[Start]

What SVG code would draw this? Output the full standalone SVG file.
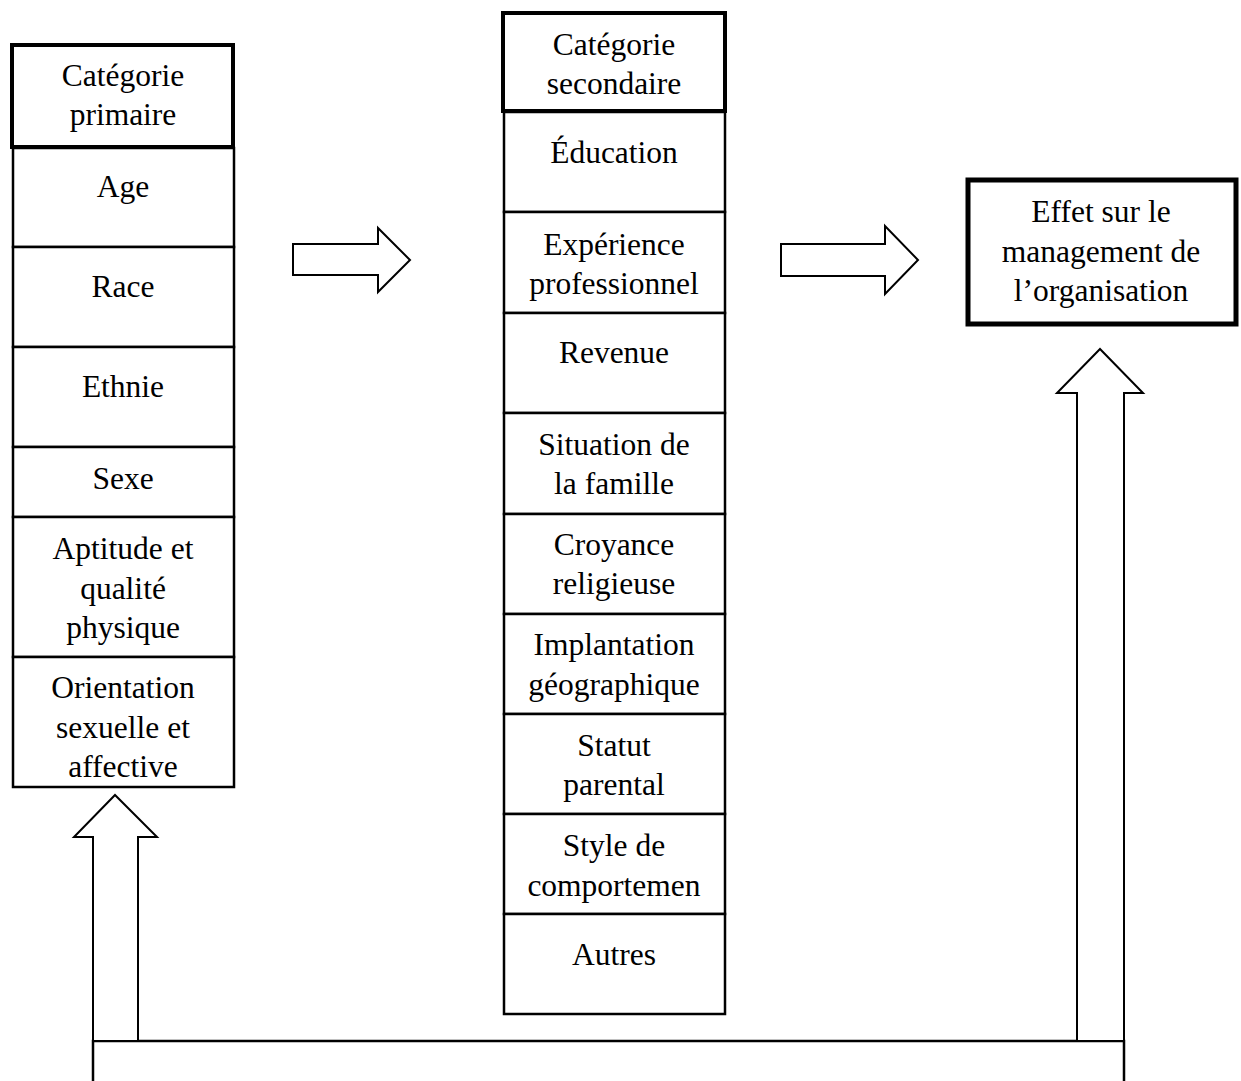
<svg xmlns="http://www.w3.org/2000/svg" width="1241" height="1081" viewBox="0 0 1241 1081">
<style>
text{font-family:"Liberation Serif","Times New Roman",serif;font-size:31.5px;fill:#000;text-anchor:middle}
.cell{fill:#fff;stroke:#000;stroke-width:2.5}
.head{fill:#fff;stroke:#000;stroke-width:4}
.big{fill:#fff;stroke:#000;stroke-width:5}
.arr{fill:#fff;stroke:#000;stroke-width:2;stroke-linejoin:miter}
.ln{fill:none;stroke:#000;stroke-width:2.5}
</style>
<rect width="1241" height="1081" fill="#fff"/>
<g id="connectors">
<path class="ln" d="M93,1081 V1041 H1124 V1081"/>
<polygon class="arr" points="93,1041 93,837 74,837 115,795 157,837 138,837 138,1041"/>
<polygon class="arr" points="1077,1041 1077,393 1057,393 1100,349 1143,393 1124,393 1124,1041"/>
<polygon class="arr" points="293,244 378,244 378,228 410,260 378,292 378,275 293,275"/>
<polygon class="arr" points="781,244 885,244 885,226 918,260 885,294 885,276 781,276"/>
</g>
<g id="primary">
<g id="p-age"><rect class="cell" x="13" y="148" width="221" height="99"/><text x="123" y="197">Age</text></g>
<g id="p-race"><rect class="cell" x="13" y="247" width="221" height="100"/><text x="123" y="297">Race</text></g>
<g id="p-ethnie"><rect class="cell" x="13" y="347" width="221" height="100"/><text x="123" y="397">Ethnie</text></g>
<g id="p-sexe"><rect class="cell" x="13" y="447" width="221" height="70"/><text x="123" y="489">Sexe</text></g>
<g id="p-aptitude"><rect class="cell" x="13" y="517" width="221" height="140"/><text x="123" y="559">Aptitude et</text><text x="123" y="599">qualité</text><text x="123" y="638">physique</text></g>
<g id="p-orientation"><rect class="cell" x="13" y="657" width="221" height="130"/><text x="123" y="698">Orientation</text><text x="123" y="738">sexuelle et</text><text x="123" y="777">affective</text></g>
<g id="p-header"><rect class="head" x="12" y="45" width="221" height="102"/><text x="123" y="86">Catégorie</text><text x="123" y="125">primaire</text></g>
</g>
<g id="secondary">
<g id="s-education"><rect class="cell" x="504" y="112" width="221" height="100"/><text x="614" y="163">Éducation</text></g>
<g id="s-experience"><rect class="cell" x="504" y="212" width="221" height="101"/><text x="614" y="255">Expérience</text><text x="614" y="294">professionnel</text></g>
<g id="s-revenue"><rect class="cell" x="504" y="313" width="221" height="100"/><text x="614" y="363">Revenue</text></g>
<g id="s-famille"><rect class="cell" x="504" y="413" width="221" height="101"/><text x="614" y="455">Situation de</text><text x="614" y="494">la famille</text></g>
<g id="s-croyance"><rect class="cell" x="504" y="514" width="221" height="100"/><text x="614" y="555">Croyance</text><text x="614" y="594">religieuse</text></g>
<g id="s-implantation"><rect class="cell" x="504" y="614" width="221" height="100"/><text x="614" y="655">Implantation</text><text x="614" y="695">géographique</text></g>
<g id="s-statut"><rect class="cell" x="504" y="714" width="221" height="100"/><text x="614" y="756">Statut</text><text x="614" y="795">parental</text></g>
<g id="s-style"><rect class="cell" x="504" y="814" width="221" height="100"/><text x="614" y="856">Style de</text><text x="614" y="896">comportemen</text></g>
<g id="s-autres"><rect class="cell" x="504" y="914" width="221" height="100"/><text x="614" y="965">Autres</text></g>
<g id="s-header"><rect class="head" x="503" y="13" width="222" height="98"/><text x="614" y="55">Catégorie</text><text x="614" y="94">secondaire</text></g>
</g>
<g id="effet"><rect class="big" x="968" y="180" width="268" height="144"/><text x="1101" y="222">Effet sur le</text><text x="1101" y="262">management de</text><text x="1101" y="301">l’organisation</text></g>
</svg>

[End]

Task to complete: Every line above should be repeated exactly; pictures stay out of the copy.

Written response:
What SVG code would draw this? Output the full standalone SVG file.
<svg xmlns="http://www.w3.org/2000/svg" width="1241" height="1081" viewBox="0 0 1241 1081">
<style>
text{font-family:"Liberation Serif","Times New Roman",serif;font-size:31.5px;fill:#000;text-anchor:middle}
.cell{fill:#fff;stroke:#000;stroke-width:2.5}
.head{fill:#fff;stroke:#000;stroke-width:4}
.big{fill:#fff;stroke:#000;stroke-width:5}
.arr{fill:#fff;stroke:#000;stroke-width:2;stroke-linejoin:miter}
.ln{fill:none;stroke:#000;stroke-width:2.5}
</style>
<rect width="1241" height="1081" fill="#fff"/>
<g id="connectors">
<path class="ln" d="M93,1081 V1041 H1124 V1081"/>
<polygon class="arr" points="93,1041 93,837 74,837 115,795 157,837 138,837 138,1041"/>
<polygon class="arr" points="1077,1041 1077,393 1057,393 1100,349 1143,393 1124,393 1124,1041"/>
<polygon class="arr" points="293,244 378,244 378,228 410,260 378,292 378,275 293,275"/>
<polygon class="arr" points="781,244 885,244 885,226 918,260 885,294 885,276 781,276"/>
</g>
<g id="primary">
<g id="p-age"><rect class="cell" x="13" y="148" width="221" height="99"/><text x="123" y="197">Age</text></g>
<g id="p-race"><rect class="cell" x="13" y="247" width="221" height="100"/><text x="123" y="297">Race</text></g>
<g id="p-ethnie"><rect class="cell" x="13" y="347" width="221" height="100"/><text x="123" y="397">Ethnie</text></g>
<g id="p-sexe"><rect class="cell" x="13" y="447" width="221" height="70"/><text x="123" y="489">Sexe</text></g>
<g id="p-aptitude"><rect class="cell" x="13" y="517" width="221" height="140"/><text x="123" y="559">Aptitude et</text><text x="123" y="599">qualité</text><text x="123" y="638">physique</text></g>
<g id="p-orientation"><rect class="cell" x="13" y="657" width="221" height="130"/><text x="123" y="698">Orientation</text><text x="123" y="738">sexuelle et</text><text x="123" y="777">affective</text></g>
<g id="p-header"><rect class="head" x="12" y="45" width="221" height="102"/><text x="123" y="86">Catégorie</text><text x="123" y="125">primaire</text></g>
</g>
<g id="secondary">
<g id="s-education"><rect class="cell" x="504" y="112" width="221" height="100"/><text x="614" y="163">Éducation</text></g>
<g id="s-experience"><rect class="cell" x="504" y="212" width="221" height="101"/><text x="614" y="255">Expérience</text><text x="614" y="294">professionnel</text></g>
<g id="s-revenue"><rect class="cell" x="504" y="313" width="221" height="100"/><text x="614" y="363">Revenue</text></g>
<g id="s-famille"><rect class="cell" x="504" y="413" width="221" height="101"/><text x="614" y="455">Situation de</text><text x="614" y="494">la famille</text></g>
<g id="s-croyance"><rect class="cell" x="504" y="514" width="221" height="100"/><text x="614" y="555">Croyance</text><text x="614" y="594">religieuse</text></g>
<g id="s-implantation"><rect class="cell" x="504" y="614" width="221" height="100"/><text x="614" y="655">Implantation</text><text x="614" y="695">géographique</text></g>
<g id="s-statut"><rect class="cell" x="504" y="714" width="221" height="100"/><text x="614" y="756">Statut</text><text x="614" y="795">parental</text></g>
<g id="s-style"><rect class="cell" x="504" y="814" width="221" height="100"/><text x="614" y="856">Style de</text><text x="614" y="896">comportemen</text></g>
<g id="s-autres"><rect class="cell" x="504" y="914" width="221" height="100"/><text x="614" y="965">Autres</text></g>
<g id="s-header"><rect class="head" x="503" y="13" width="222" height="98"/><text x="614" y="55">Catégorie</text><text x="614" y="94">secondaire</text></g>
</g>
<g id="effet"><rect class="big" x="968" y="180" width="268" height="144"/><text x="1101" y="222">Effet sur le</text><text x="1101" y="262">management de</text><text x="1101" y="301">l’organisation</text></g>
</svg>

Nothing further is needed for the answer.